William Wyler (USA, 1961)
William Wylers altes Lehrstück über
den selbstsüchtigen Menschen, der zum eigenen Vorteil lügt, um sich
selbst reinzuwaschen, völlig unbekümmert, wenn andere plötzlich
darunter leiden müssen und eine erfundene Geschichte wie ein
Lauffeuer in alle Richtungen sprießt, Verwirrung stiftet und große
Opfer fordert.
Da es sich bei der Schuldigen um ein
kleines Mädchen handelt, denkt man an diesen Film auch gerne zurück,
wenn man in jüngster Zeit Vinterbergs „Die Jagd“ sehen durfte,
der gewisse Parallelen zu Wylers Klassiker aufweist.
Wyler war eh ein großer Erzähler,
dessen Filme den eigenen Schöpfer haushoch überragten; ein
Regisseur der seltsamerweise immer im Schatten seiner eigenen Arbeit
stand und dabei so viele unterschiedliche Klassiker schuf.
In „Infam“ geht es um eine
Privatschule im konservativen Neuengland, die von Audrey Hepburn und
Shirley MacLaine geleitet wird, wo erstmal alles rosig und harmonisch
anfängt, so dass man sich fragt, was da außer einer sommerlichen
Liebelei oder ein paar Gören, die ihre Hausaufgaben nicht machen
wollen, überhaupt dieses friedsame Gleichgewicht stören könnte.
Aber wie immer bei einem Wyler-Film, lohnt es sich abzuwarten und
auch wenn man ihn schon zum siebten oder achten Mal sieht, kommt
schließlich irgendwann die Figur der kleinen Mary (Karen Balkin) zum
Einsatz, die zum Selbstschutz eine perfide Lüge erfindet, die beiden
Lehrerinnen hätten zusammen ein Verhältnis.
Der Film ist von 1961 und kann nur
andeuten, schweift aber deswegen auch in keine unnötigen, vulgären
Nischen ab, sondern geht mit allem sehr subtil um.
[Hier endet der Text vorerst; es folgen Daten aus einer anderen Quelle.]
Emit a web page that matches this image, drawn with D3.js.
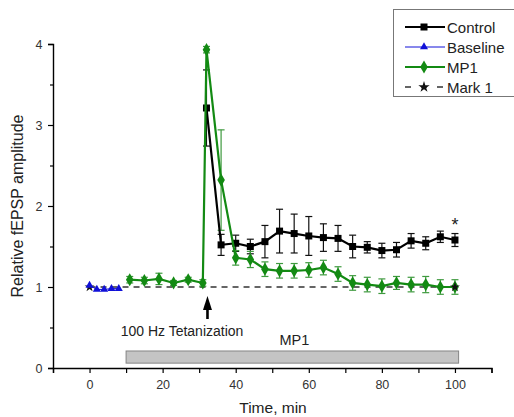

Tränen fließen
bei den zwei Jungen Frauen dennoch mehr als genug, weil die kleine
Mary standhaft bei ihrer Version bleibt und alle Erwachsenen an der
Nase herumführen kann. Wenn man ihr Gesicht so aus der Nähe
betrachtet, bekommt man selbst genügend Angst und glaubt, sie hätte
den Teufel mit Haut und Haaren verschlungen, so gemeingefährlich wie
sie einen mit ihrem Blick durchbohrt.
Der Skandal im Ort nimmt seinen Lauf,
Hepburn und MacLaine sitzen schließlich einsam, verlassen
und resigniert in ihrem Haus und der Zuschauer entwickelt tatsächlich
so etwas wie eine grollende Abscheu gegenüber einem kleinen Kind.
Das bringt uns geradewegs zu einem ganz anderen Genre, in dem Kinder
dämonisiert wurden: Damien oder Regan hier zu nennen, bedeutet, sich
ganz weit aus dem Fenster zu lehnen. Man hat sie trotzdem kurzzeitig
vor Augen, auch wenn Mary aus „Infam“ zweifellos Konflikte von
zwischenmenschlicher und gesellschaftlicher Größe auslöst und uns
keinen Spuk verabreichen möchte.
Die Schlussszene darf man kaum
ausplaudern, es sei aber gesagt, dass Audrey Hepburn hier in den
letzten Minuten vielleicht ihre einprägsamste Leistung bringt, die
beim mehrfachen Wiedersehen nichts an Wirkung einbüßt.